Este princípio que também norteia o processo administrativo disciplinar exige que “em cada passo do processo as partes tenham a oportunidade de apresentar suas razões e suas provas, implicando, pois, a igualdade entre as partes”.(2)
Seria o mesmo que dizer que a cada ato produzido por uma das partes caberá igual direito da outra de a ele se opor ou de lhe dar sua versão ou mesmo a interpretação jurídica que lhe pareça correta. Daí resulta o caráter dialético do processo, que caminha através de constantes contrariedades a serem sintetizadas no ato final da conclusão do procedimento.
Poder-se-ia dizer que no processo administrativo não existem partes distintas, já que, se de um lado temos o acusado, de outro temos a própria Administração, a qual, além de encarregada do julgamento final, é também a parte acusatória. Assim, não haveria o contraditório, pois, de um lado haveria o servidor e de outro propriamente ninguém e ao mesmo tempo o próprio juiz da causa. Nada obstante, o que se verifica é que normalmente a autoridade encarregada da aplicação da possível sanção nomeia uma comissão processante, que se encarrega de apurar a falta, opinando, ao final, pela absolvição do servidor ou pela aplicação de determinada sanção, ao que não está adstrita a autoridade competente, que deve formar sua livre convicção e, fundamentando-a, tomar o caminho que lhe pareça adequado. Em conseqüência, de um lado teríamos o acusado e de outro a própria comissão processante, que seria encarregada da acusação e do próprio andamento do processo, muito embora outra seja a autoridade que, ao final, aplicaria a penalidade.
Aliás, aconteceria coisa semelhante no Processo Penal, onde uma das partes, em geral, é o Ministério Público, órgão estatal, e o julgamento final é proferido pelo juiz, também representante do mesmo Estado.

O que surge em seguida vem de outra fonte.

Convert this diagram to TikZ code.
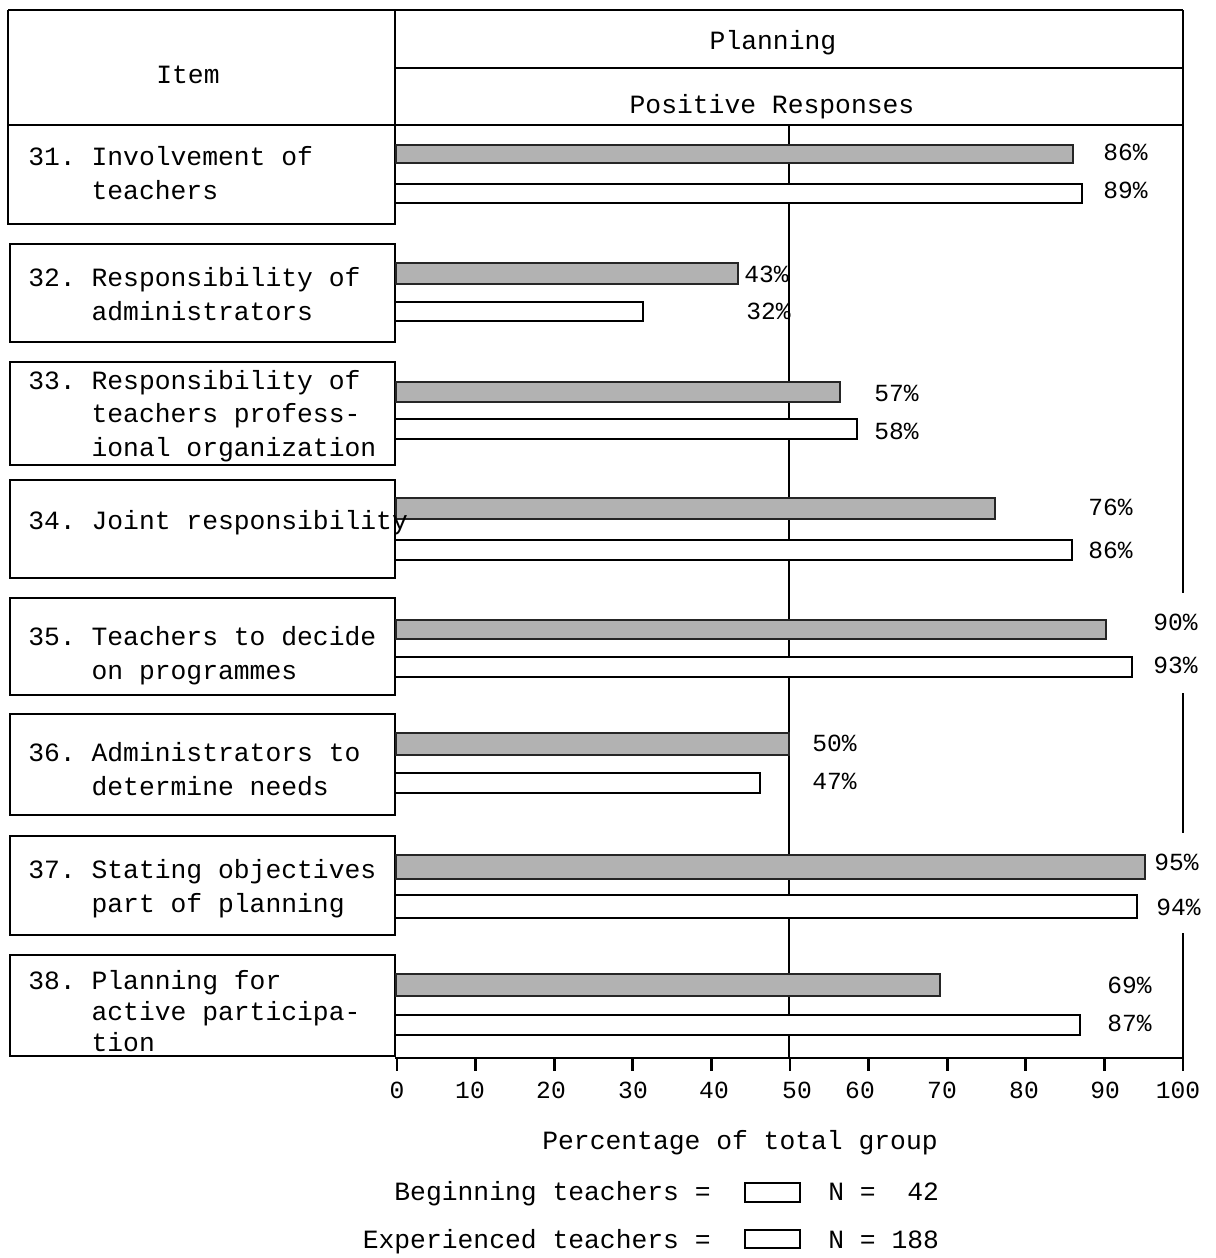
\documentclass[tikz,border=0pt]{standalone}
\usepackage{fontspec}
\setmonofont{Liberation Mono}
\usepackage{xcolor}

\begin{document}
\begin{tikzpicture}[x=0.02cm,y=-0.02cm,line width=1.5pt,
  itemtext/.style={anchor=base west,align=left,inner sep=0pt,font=\ttfamily\fontsize{15}{18.8}\selectfont},
  headtext/.style={anchor=base,inner sep=0pt,font=\ttfamily\fontsize{15}{18}\selectfont},
  pcttext/.style={anchor=base west,inner sep=0pt,font=\ttfamily\fontsize{14}{16}\selectfont},
  greybar/.style={draw=black!85,fill=black!30},
  whitebar/.style={draw=black,fill=white}]

\useasboundingbox (0,0) rectangle (1216,1258);

% Header of the table
\draw (8,10) -- (1183,10);
\draw (395,68) -- (1183,68);
\draw (8,125) -- (1183,125);
\draw (8,10) -- (8,224) -- (395,224) -- (395,10);
\node[headtext] (item) at (188,83) {Item};
\node[headtext] (planning) at (773,49) {Planning};
\node[headtext] (positive) at (772,113) {Positive Responses};

% Right border (broken by the labels)
\draw (1183,10) -- (1183,593);
\draw (1183,693) -- (1183,833);
\draw (1183,933) -- (1183,1058);

% Line at 50 percent
\draw (789,125) -- (789,1058);

% Item 31 (text anchored at its last line)
\draw[greybar] (396,145) rectangle (1073,163);
\draw[whitebar] (395,184) rectangle (1082,203);
\node[pcttext] (p31a) at (1102,160) {86\%};
\node[pcttext] (p31b) at (1102,198) {89\%};
\node[itemtext] (i31) at (27,199) {31. Involvement of\\\hphantom{31. }teachers};

% Item 32
\draw (10,244) rectangle (395,342);
\draw[greybar] (396,263) rectangle (738,284);
\draw[whitebar] (395,302) rectangle (643,321);
\node[pcttext] (p32a) at (743,282) {43\%};
\node[pcttext] (p32b) at (745,319) {32\%};
\node[itemtext] (i32) at (27,320) {32. Responsibility of\\\hphantom{32. }administrators};

% Item 33
\draw (10,362) rectangle (395,465);
\draw[greybar] (396,382) rectangle (840,402);
\draw[whitebar] (395,419) rectangle (857,439);
\node[pcttext] (p33a) at (873,401) {57\%};
\node[pcttext] (p33b) at (873,439) {58\%};
\node[itemtext] (i33) at (27,456) {33. Responsibility of\\\hphantom{33. }teachers profess-\\\hphantom{33. }ional organization};

% Item 34
\draw (10,480) rectangle (395,578);
\draw[greybar] (396,498) rectangle (995,519);
\draw[whitebar] (395,540) rectangle (1072,560);
\node[pcttext] (p34a) at (1087,515) {76\%};
\node[pcttext] (p34b) at (1087,558) {86\%};
\node[itemtext] (i34) at (27,529) {34. Joint responsibility};

% Item 35
\draw (10,598) rectangle (395,695);
\draw[greybar] (396,620) rectangle (1106,639);
\draw[whitebar] (395,657) rectangle (1132,677);
\node[pcttext] (p35a) at (1152,630) {90\%};
\node[pcttext] (p35b) at (1152,673) {93\%};
\node[itemtext] (i35) at (27,679) {35. Teachers to decide\\\hphantom{35. }on programmes};

% Item 36
\draw (10,714) rectangle (395,815);
\draw[greybar] (396,733) rectangle (789,755);
\draw[whitebar] (395,773) rectangle (760,793);
\node[pcttext] (p36a) at (811,751) {50\%};
\node[pcttext] (p36b) at (811,789) {47\%};
\node[itemtext] (i36) at (27,795) {36. Administrators to\\\hphantom{36. }determine needs};

% Item 37
\draw (10,836) rectangle (395,935);
\draw[greybar] (396,855) rectangle (1145,879);
\draw[whitebar] (395,895) rectangle (1137,918);
\node[pcttext] (p37a) at (1153,870) {95\%};
\node[pcttext] (p37b) at (1155,915) {94\%};
\node[itemtext] (i37) at (27,912) {37. Stating objectives\\\hphantom{37. }part of planning};

% Item 38
\draw (10,955) rectangle (395,1056);
\draw[greybar] (396,974) rectangle (940,996);
\draw[whitebar] (395,1015) rectangle (1080,1035);
\node[pcttext] (p38a) at (1106,993) {69\%};
\node[pcttext] (p38b) at (1106,1031) {87\%};
\node[itemtext,font=\ttfamily\fontsize{15}{17.6}\selectfont] (i38) at (27,1051) {38. Planning for\\\hphantom{38. }active participa-\\\hphantom{38. }tion};

% Scale at the bottom
\draw (395,1058) -- (1183,1058);
\foreach \p/\lx in {0/397,10/470,20/551,30/633,40/714,50/797,60/860,70/942,80/1024,90/1105,100/1178}
{
  \draw (397+7.86*\p,1058) -- (397+7.86*\p,1071);
  \node[pcttext,anchor=base] (t\p) at (\lx,1098) {\p};
}
\node[headtext] (axis) at (740,1149) {Percentage of total group};

% Legend
\node[headtext,anchor=base east] (begin) at (712,1200) {Beginning teachers =};
\draw (745,1183) rectangle (800,1202);
\node[headtext,anchor=base west] (nbegin) at (827,1200) {N =\hphantom{1} 42};
\node[headtext,anchor=base east] (exper) at (712,1248) {Experienced teachers =};
\draw (745,1230) rectangle (800,1248);
\node[headtext,anchor=base west] (nexper) at (827,1248) {N = 188};

\end{tikzpicture}
\end{document}
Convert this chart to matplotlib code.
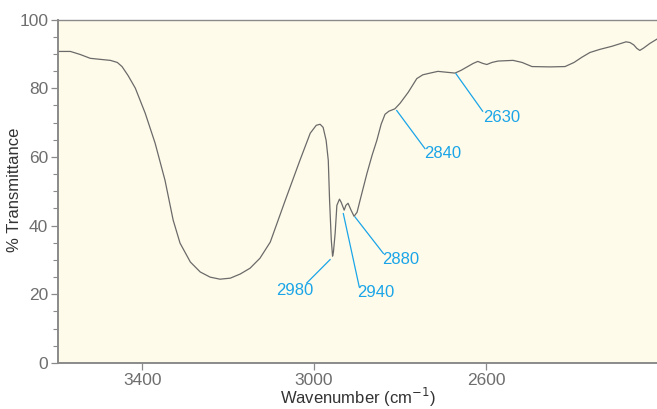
import numpy as np
import matplotlib
matplotlib.use("Agg")
import matplotlib.pyplot as plt
from matplotlib.ticker import MultipleLocator

plt.rcParams['font.family'] = ['Liberation Sans', 'DejaVu Sans']

# spectrum
wavenumber = [3595, 3567, 3544, 3521, 3498, 3474, 3458, 3447, 3433, 3416,
              3393, 3370, 3347, 3328, 3312, 3288, 3265, 3242, 3219, 3195,
              3172, 3149, 3126, 3102, 3067, 3033, 3009, 2995, 2986, 2979,
              2972, 2967, 2964, 2960, 2957, 2955, 2951, 2947, 2941, 2937,
              2930, 2926, 2921, 2914, 2907, 2900, 2893, 2877, 2865, 2854,
              2844, 2835, 2826, 2812, 2800, 2781, 2761, 2747, 2730, 2712,
              2688, 2672, 2658, 2644, 2630, 2619, 2607, 2598, 2586, 2572,
              2537, 2516, 2493, 2451, 2416, 2395, 2377, 2358, 2335, 2307,
              2274, 2265, 2256, 2249, 2242, 2233, 2219, 2202]
transmittance = [90.7, 90.7, 89.8, 88.7, 88.4, 88.1, 87.5, 86.3, 83.7, 80.0,
                 72.7, 64.0, 53.2, 41.6, 34.9, 29.4, 26.5, 25.0, 24.4, 24.7,
                 25.9, 27.6, 30.5, 35.2, 47.4, 59.0, 66.9, 69.2, 69.5, 68.6,
                 64.8, 59.0, 47.4, 35.8, 31.1, 32.3, 37.8, 45.9, 47.7, 46.8,
                 44.5, 45.9, 46.5, 44.5, 42.7, 43.9, 47.4, 55.2, 60.5, 64.8,
                 69.5, 72.4, 73.3, 74.0, 75.6, 78.8, 82.8, 83.9, 84.4, 84.9,
                 84.6, 84.4, 85.2, 86.2, 87.2, 87.8, 87.2, 86.9, 87.5, 87.9,
                 88.1, 87.5, 86.3, 86.2, 86.3, 87.5, 89.0, 90.4, 91.3, 92.2,
                 93.5, 93.3, 92.6, 91.6, 91.0, 91.7, 93.0, 94.3]

# peak labels: text, point on curve, start of leader line, text centre
peak_labels = ['2980', '2940', '2880', '2840', '2630']
peak_xy = [(2962.8, 30.1), (2932, 43.5), (2904.7, 42.5), (2807.7, 73.5), (2669.8, 84.2)]
leader_start = [(3017, 23.3), (2895, 22.2), (2838.8, 31.9), (2742, 62.4), (2607.7, 73.3)]
text_pos = [(3044, 21.0), (2856, 20.4), (2797.7, 30.1), (2701.6, 60.9), (2563.5, 71.4)]

blue = '#1aa5e8'
grey = '#8a8a8a'

fig = plt.figure(figsize=(6.57, 4.09), dpi=100)
ax = fig.add_axes([58/657, 1 - 363/409, 1 - 58/657, (363 - 19.5)/409])
ax.set_facecolor('#fffbea')

ax.plot(wavenumber, transmittance, color='#6a6a6a', lw=0.9)

for lab, p, s, t in zip(peak_labels, peak_xy, leader_start, text_pos):
    ax.plot([s[0], p[0]], [s[1], p[1]], color=blue, lw=0.9)
    ax.text(t[0], t[1], lab, color=blue, fontsize=12, ha='center', va='center')

ax.set_xlim(3596, 2202)
ax.set_ylim(0, 100)
ax.set_xticks([3400, 3000, 2600])
ax.yaxis.set_major_locator(MultipleLocator(20))
ax.yaxis.set_minor_locator(MultipleLocator(5))

for side in ['left', 'bottom', 'top']:
    ax.spines[side].set_color(grey)
    ax.spines[side].set_linewidth(1.4)
ax.spines['top'].set_linewidth(1.0)
ax.spines['right'].set_visible(False)

ax.tick_params(axis='both', which='major', direction='out', length=5, width=0.9,
               color=grey, labelcolor='#6e6e6e', labelsize=12.5, pad=2)
ax.tick_params(axis='y', which='minor', direction='out', length=3.5, width=0.8, color=grey)

ax.set_xlabel('Wavenumber (cm$^{-1}$)', fontsize=12, color='#333333')
ax.set_ylabel('% Transmittance', fontsize=12, color='#333333')
ax.xaxis.set_label_coords(0.5, -0.068)
ax.yaxis.set_label_coords(-0.060, 0.504)

fig.savefig('out.png', dpi=100)
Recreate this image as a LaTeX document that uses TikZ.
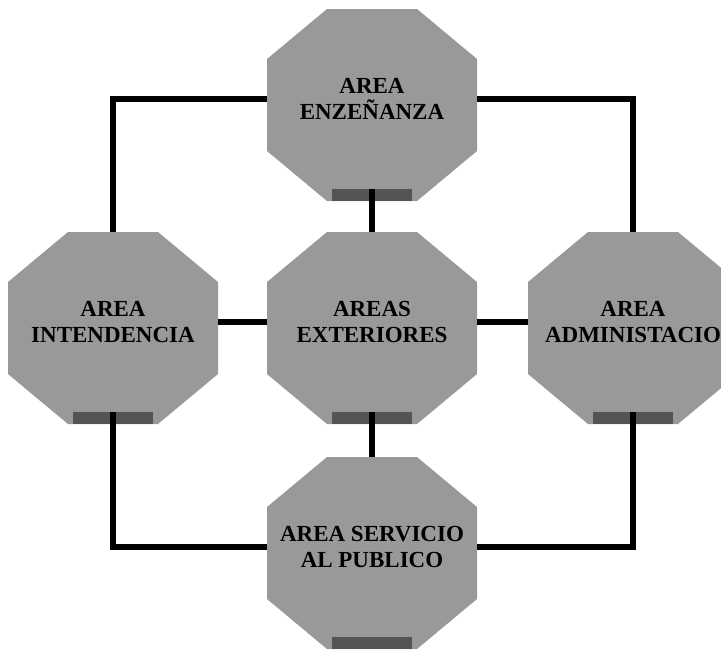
\documentclass[tikz,border=0pt]{standalone}
\usepackage{fontspec}
\setmainfont{Liberation Serif}
\usetikzlibrary{backgrounds}
\definecolor{areagray}{gray}{0.6}
\definecolor{areadark}{gray}{0.33}
\tikzset{
  area/.style={inner sep=0pt, outer sep=0pt, minimum width=105pt, minimum height=90pt,
    align=center, font=\bfseries\fontsize{11.5}{13}\selectfont},
  link/.style={draw, line width=2.8pt}
}

\begin{document}
\begin{tikzpicture}[x=0.5pt,y=-0.5pt]
\useasboundingbox (0,0) rectangle (721,649);
\node[area] (1) at (372,99) {AREA\\ENZEÑANZA};
\node[area] (2) at (113,322) {AREA\\INTENDENCIA};
\node[area] (3) at (372,322) {AREAS\\EXTERIORES};
\node[area] (4) at (633,322) {AREA\\ADMINISTACIO};
\node[area] (5) at (372,547) {AREA SERVICIO\\AL PUBLICO};
% octagons behind the labels
\begin{pgfonlayer}{background}
\foreach \n in {1,...,5} {
  \fill[areagray] ([xshift=30pt]\n.north west) -- ([xshift=-30pt]\n.north east)
    -- ([yshift=-25pt]\n.north east) -- ([yshift=19pt]\n.south east)
    -- ([xshift=-30pt,yshift=-6pt]\n.south east) -- ([xshift=30pt,yshift=-6pt]\n.south west)
    -- ([yshift=19pt]\n.south west) -- ([yshift=-25pt]\n.north west) -- cycle;
  \fill[areadark] ([xshift=-20pt,yshift=-6pt]\n.south) rectangle ([xshift=20pt]\n.south);
}
\end{pgfonlayer}
\path[link] (1.west) -| (2.north);
\path[link] (1.east) -| (4.north);
\path[link] (2.south) |- (5.west);
\path[link] (4.south) |- (5.east);
\path[link] (2) -- (3);
\path[link] (3) -- (4);
\path[link] (1) -- (3);
\path[link] (3) -- (5);
\end{tikzpicture}
\end{document}
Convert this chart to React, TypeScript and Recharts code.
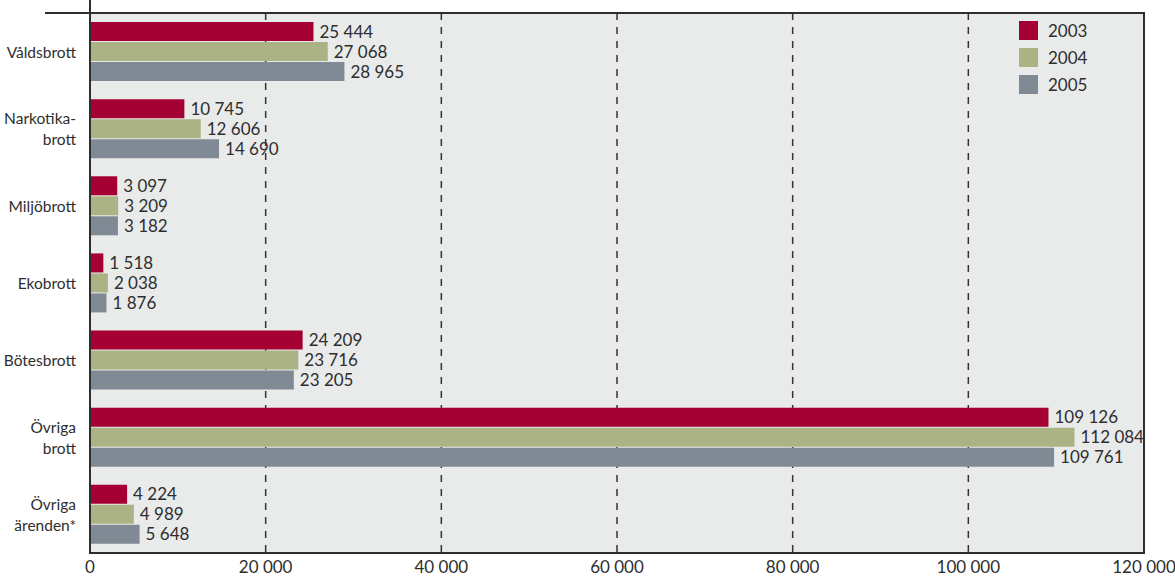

3.4 – Do devido processo legal

O due process of law é o princípio que impõe a impossibilidade de abstenção de certas condutas formais e obrigatórias para garantia dos acusados contra os arbítrios da Administração Pública, assegurando-lhes a observância do rito procedimental estabelecido em lei, o qual, conforme já ressaltado, foi previsto pelo legislador para lhes assegurar a plena defesa.
Desta forma, o devido processo legal é aquele em que todas as formalidades são observadas, em que a autoridade competente ouve o réu e lhe permite a ampla defesa, incluindo-se aí o contraditório e a produção de todo tipo de prova lícita que o acusado ou seu defensor entendam por bem produzir. Pode-se ver, portanto, que o contraditório, a ampla defesa e o devido processo legal são alguns dos muitos direitos e garantias individuais assegurados pela Constituição, todos eles visando o reconhecimento de princípios de um verdadeiro “Estado de Direito”, que nasceu como fruto dos movimentos revolucionários inglês, americano e principalmente o francês, quando se estabeleceu o princípio da legalidade, como dupla garantia: a de que o cidadão poderia fazer tudo o que a lei expressamente não lhe proibisse e a de que o Estado só poderia fazer o que a lei expressamente o autorizasse.

___________________
(*) Mestrando em Direito do Estado pela Universidade de São Paulo, Professor da Faculdade de Direito da Universidade de Ribeirão Preto e do Curso Forensis. Obs.:

NOTAS EXPLICATIVAS
(1) Por exemplo, os despachantes policiais, que se sujeitam ao “Serviço de Fiscalização de Despachantes”.
(2) DIÓGENES GASPARINI. In “Direito Administrativo”, Ed. Saraiva, S. Paulo, 1993, pág. 606.

Um comentário:

Anônimo disse...

Ao providencial anônimo

Infelizmente deletei o pequeno comentário de um anônimo, que ora reproduzo: "Que cabeça pequena!"
Não sei se a razão dele se prendeu ao meu comentário inicial, alterado no seu sentido porque eu esqueci de grafar a palavra "violação" onde está agora posta. Realmente, a falta da palavra tornou-se fatal ao verdadeiro entendimento do meu intróito. Já consertei.
Peço desculpas e agradeço ao leitor anônimo porque, em se tratando de texto primoroso e de terceiro, creio que a discordância dele deve ter sido em consequência do meu lapso. Não fosse o comentário, eu não teria percebido o erro.